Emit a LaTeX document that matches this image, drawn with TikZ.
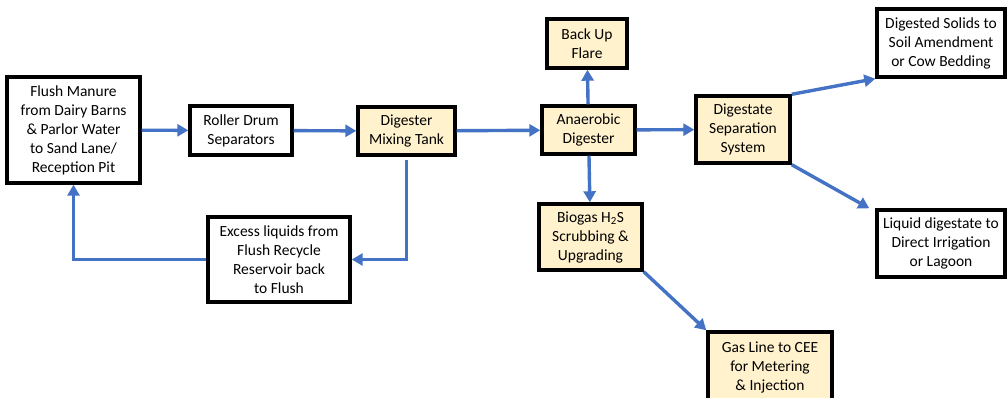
\documentclass[tikz,border=0pt]{standalone}
\usepackage{fontspec}
\setmainfont{Carlito}
\usetikzlibrary{arrows.meta}
\definecolor{arrblue}{HTML}{4472C4}
\definecolor{cream}{HTML}{FFF2CC}
\tikzset{
  box/.style={draw=black, line width=3.4pt, align=center, inner sep=0pt,
    font=\fontsize{15.5}{19}\selectfont},
  wbox/.style={box, fill=white},
  cbox/.style={box, fill=cream},
  arr/.style={draw=arrblue, line width=3.4pt, -{Triangle[length=11pt,width=12pt]}},
}
\begin{document}
\begin{tikzpicture}[x=1pt,y=-1pt]
\useasboundingbox[fill=white] (0,0) rectangle (1008,398);
\node[wbox, minimum width=133pt, minimum height=106pt] (flush) at (73.5,130)
  {Flush Manure\\from Dairy Barns\\\& Parlor Water\\to Sand Lane/\\Reception Pit};
\node[wbox, minimum width=102pt, minimum height=49pt] (roller) at (241,130.5)
  {Roller Drum\\Separators};
\node[wbox, minimum width=142pt, minimum height=85pt] (excess) at (279,259.5)
  {Excess liquids from\\Flush Recycle\\Reservoir back\\to Flush};
\node[cbox, minimum width=97pt, minimum height=48pt] (mix) at (406.5,131)
  {Digester\\Mixing Tank};
\node[cbox, minimum width=93pt, minimum height=48pt] (anaer) at (588.5,130)
  {Anaerobic\\Digester};
\node[cbox, minimum width=80pt, minimum height=49pt] (flare) at (587,43.5)
  {Back Up\\Flare};
\node[cbox, minimum width=103pt, minimum height=66pt] (biogas) at (590.5,237)
  {Biogas H\textsubscript{2}S\\Scrubbing \&\\Upgrading};
\node[cbox, minimum width=94pt, minimum height=67pt] (digsep) at (743,129.5)
  {Digestate\\Separation\\System};
\node[wbox, minimum width=128pt, minimum height=68pt] (solids) at (941,43)
  {Digested Solids to\\Soil Amendment\\or Cow Bedding};
\node[wbox, minimum width=128pt, minimum height=67pt] (liquid) at (941,243.5)
  {Liquid digestate to\\Direct Irrigation\\or Lagoon};
\node[cbox, minimum width=124pt, minimum height=70pt] (gas) at (770,367)
  {Gas Line to CEE\\for Metering\\\& Injection};

\draw[arr] (flush) -- (roller);
\draw[arr] (roller) -- (mix);
\draw[arr] (mix) -- (anaer);
\draw[arr] (anaer) -- (digsep);
\draw[arr] (anaer) -- (flare);
\draw[arr] (anaer) -- (biogas);
\draw[arr] (mix.south) ++(0,3) |- (excess.east);
\draw[arr] (excess.west) -| (flush.south);
\draw[arr] (digsep.north east) -- (solids.south west);
\draw[arr] (digsep.south east) -- ([xshift=-6pt]liquid.north west);
\draw[arr] (biogas.south east) -- (gas.north west);
\end{tikzpicture}
\end{document}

━━━━━━━━

Write out the listing above exactly as it stands, pictures excluded.

Emit a LaTeX document that matches this image, drawn with TikZ.
\documentclass[tikz,border=0pt]{standalone}
\usepackage{fontspec}
\setmainfont{Carlito}
\usetikzlibrary{arrows.meta}
\definecolor{arrblue}{HTML}{4472C4}
\definecolor{cream}{HTML}{FFF2CC}
\tikzset{
  box/.style={draw=black, line width=3.4pt, align=center, inner sep=0pt,
    font=\fontsize{15.5}{19}\selectfont},
  wbox/.style={box, fill=white},
  cbox/.style={box, fill=cream},
  arr/.style={draw=arrblue, line width=3.4pt, -{Triangle[length=11pt,width=12pt]}},
}
\begin{document}
\begin{tikzpicture}[x=1pt,y=-1pt]
\useasboundingbox[fill=white] (0,0) rectangle (1008,398);
\node[wbox, minimum width=133pt, minimum height=106pt] (flush) at (73.5,130)
  {Flush Manure\\from Dairy Barns\\\& Parlor Water\\to Sand Lane/\\Reception Pit};
\node[wbox, minimum width=102pt, minimum height=49pt] (roller) at (241,130.5)
  {Roller Drum\\Separators};
\node[wbox, minimum width=142pt, minimum height=85pt] (excess) at (279,259.5)
  {Excess liquids from\\Flush Recycle\\Reservoir back\\to Flush};
\node[cbox, minimum width=97pt, minimum height=48pt] (mix) at (406.5,131)
  {Digester\\Mixing Tank};
\node[cbox, minimum width=93pt, minimum height=48pt] (anaer) at (588.5,130)
  {Anaerobic\\Digester};
\node[cbox, minimum width=80pt, minimum height=49pt] (flare) at (587,43.5)
  {Back Up\\Flare};
\node[cbox, minimum width=103pt, minimum height=66pt] (biogas) at (590.5,237)
  {Biogas H\textsubscript{2}S\\Scrubbing \&\\Upgrading};
\node[cbox, minimum width=94pt, minimum height=67pt] (digsep) at (743,129.5)
  {Digestate\\Separation\\System};
\node[wbox, minimum width=128pt, minimum height=68pt] (solids) at (941,43)
  {Digested Solids to\\Soil Amendment\\or Cow Bedding};
\node[wbox, minimum width=128pt, minimum height=67pt] (liquid) at (941,243.5)
  {Liquid digestate to\\Direct Irrigation\\or Lagoon};
\node[cbox, minimum width=124pt, minimum height=70pt] (gas) at (770,367)
  {Gas Line to CEE\\for Metering\\\& Injection};

\draw[arr] (flush) -- (roller);
\draw[arr] (roller) -- (mix);
\draw[arr] (mix) -- (anaer);
\draw[arr] (anaer) -- (digsep);
\draw[arr] (anaer) -- (flare);
\draw[arr] (anaer) -- (biogas);
\draw[arr] (mix.south) ++(0,3) |- (excess.east);
\draw[arr] (excess.west) -| (flush.south);
\draw[arr] (digsep.north east) -- (solids.south west);
\draw[arr] (digsep.south east) -- ([xshift=-6pt]liquid.north west);
\draw[arr] (biogas.south east) -- (gas.north west);
\end{tikzpicture}
\end{document}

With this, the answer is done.